The Mathematician Who Turned Down a Million Dollars
Grigori Perelman solved the Poincaré conjecture in 2002. He turned down the Fields Medal, the $1 million Clay Prize, and most everything since.
The Poincaré conjecture, proposed by Henri Poincaré in 1904, asks whether every closed three-dimensional space without holes is topologically a sphere. By the late twentieth century it was the most stubborn open problem in topology. The Clay Mathematics Institute named it one of seven Millennium Prize Problems in 2000 and attached $1 million to a verified solution.
In November 2002, a quiet Russian mathematician named Grigori Perelman, working out of the Steklov Institute in Saint Petersburg, posted three papers to arXiv. They built on Richard Hamilton's research program on Ricci flow — a way of smoothing the geometry of a manifold over time — and used it to prove not only the Poincaré conjecture but the broader geometrization conjecture of which it is a special case.
Three independent groups spent the next four years checking the proof line by line. They confirmed it. By 2006 the conjecture was a theorem.

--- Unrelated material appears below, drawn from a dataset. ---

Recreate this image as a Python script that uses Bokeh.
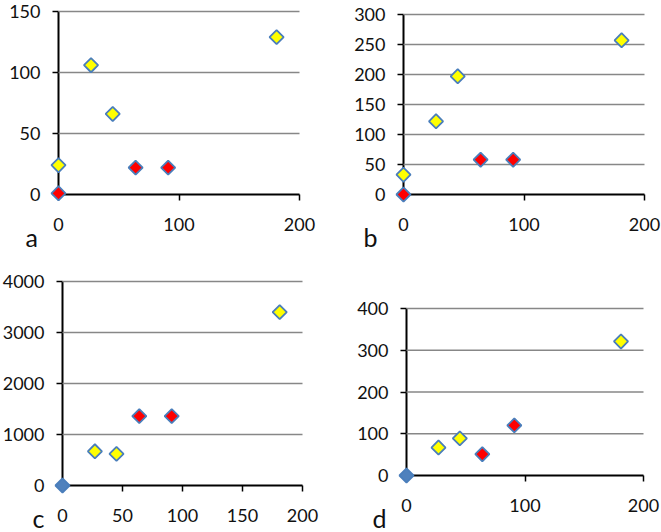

Perelman did not show up for the rewards. In August 2006 the International Mathematical Union awarded him the Fields Medal — the field's highest honour, never previously declined — and he refused, telling IMU president John Ball that the prize was "completely irrelevant for me." In March 2010 the Clay Institute awarded him the $1 million Millennium Prize. He turned it down, saying it was unjust because Hamilton was not being similarly honoured. He also said, more bluntly, that he disagreed with the organised mathematical community.
He quit his job at the Steklov in December 2005 and has lived since with his mother in Saint Petersburg, declining interviews. The most quoted line he has given a journalist who tried to call: "You are disturbing me. I am picking mushrooms."